The formation of hydrates can, for example, be prevented by injection of compounds such as methanol and glycol counteracting hydrates in the gas phase. Heating is also a possibility.
As mentioned, the invention also provides a subsea plant for processing of a well flow to prevent formation of hydrates during subsequent piping, including a separator for separating of well flow into liquid and gas, connecting means for connecting the separator to a pipeline carrying the well flow, a pump unit including a pump with a motor, and a compressor unit comprising a compressor with a motor, together with fluid conveying pipelines between the separator and the pump and the compressor respectively and a pressure pipeline from the pump and the compressor respectively connected to pipelines for the well flow, the plant being characterised by choke means in the well flow pipeline to reduce the pressure in the separator and control means for controlling the choke means in accordance with the desired pressure in the separator. This pressure will be the pressure which, according to the phase diagram with the hydrate curve is sufficiently low to enable boiling of the desired quantity of light hydrocarbons from the liquid phase and into the gas phase.

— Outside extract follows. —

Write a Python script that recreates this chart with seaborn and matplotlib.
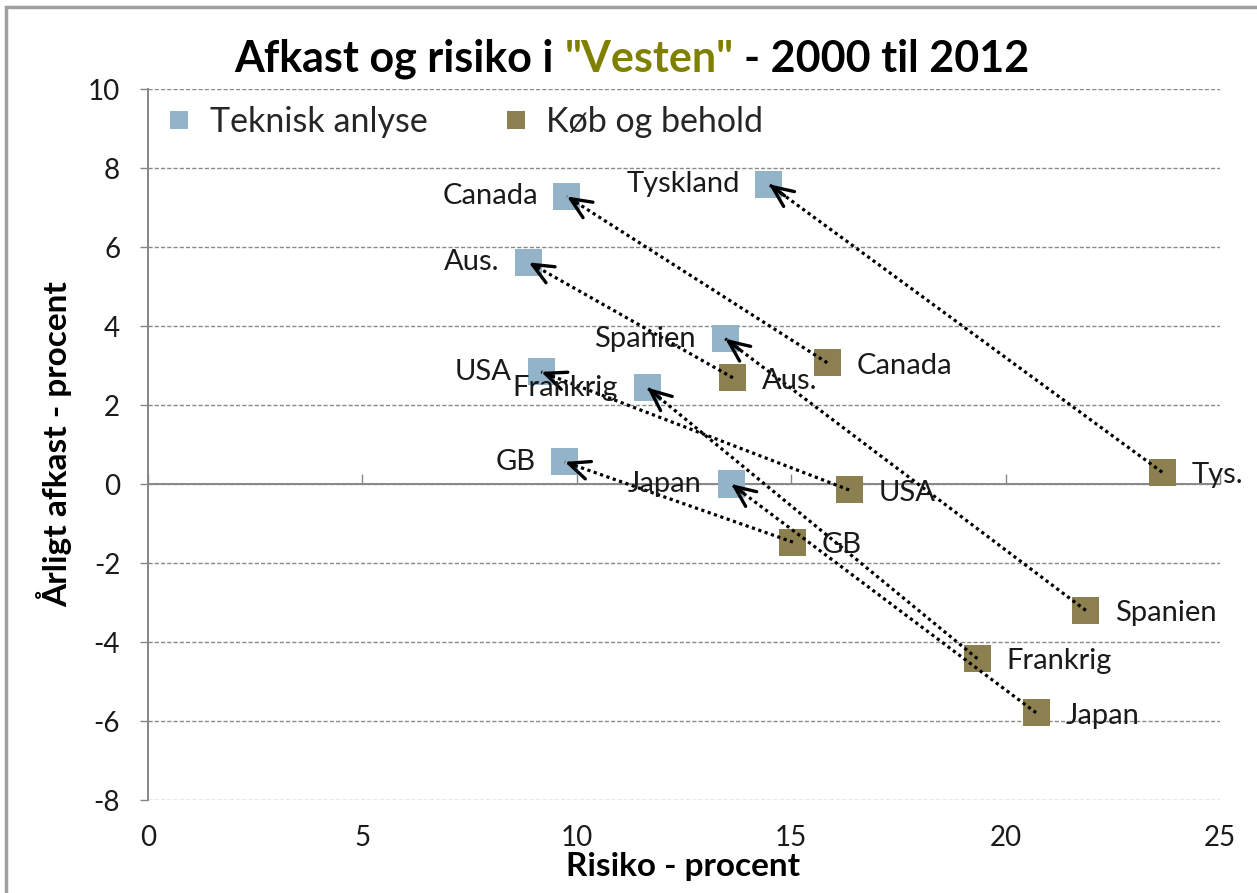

It is advantageous to have injection means for injection of compounds counteracting formation of hydrates in the pressure line for the compressor.
The invention will now be explained in more detail with reference to the drawings on which:
Figure 1 shows diagrammatically a subsea
station with separator, pump and
compressor,
Figure 2 shows a typical phase diagram for a
well flow,
Figure 3 shows diagrammatically the lay-out
of the station, and
Figures 4a, b and c show half sections through a
practical embodiment of a subsea
station in accord with the
invention.
The subsea plant shown diagrammatically in Figure 1 is a subsea station for production of hydrocarbons. The station includes a separator 2, a pump 3 and a compressor 4. A well flow comprising oil, water, gas and particles is supplied to the separator 2 through a pipeline 1 from one or more well heads (not shown) on the sea bottom. From the fluid chamber in the separator a pipeline 5 extends to the pump 3. This pipeline will consequently convey a mixture of oil, water and particles. In the pump 3 the liquid flow is propelled through the pipeline 6. From the gas chamber of the separator a pipeline 7 leads to the compressor 4. At this point the gas is propelled through the pipeline 8.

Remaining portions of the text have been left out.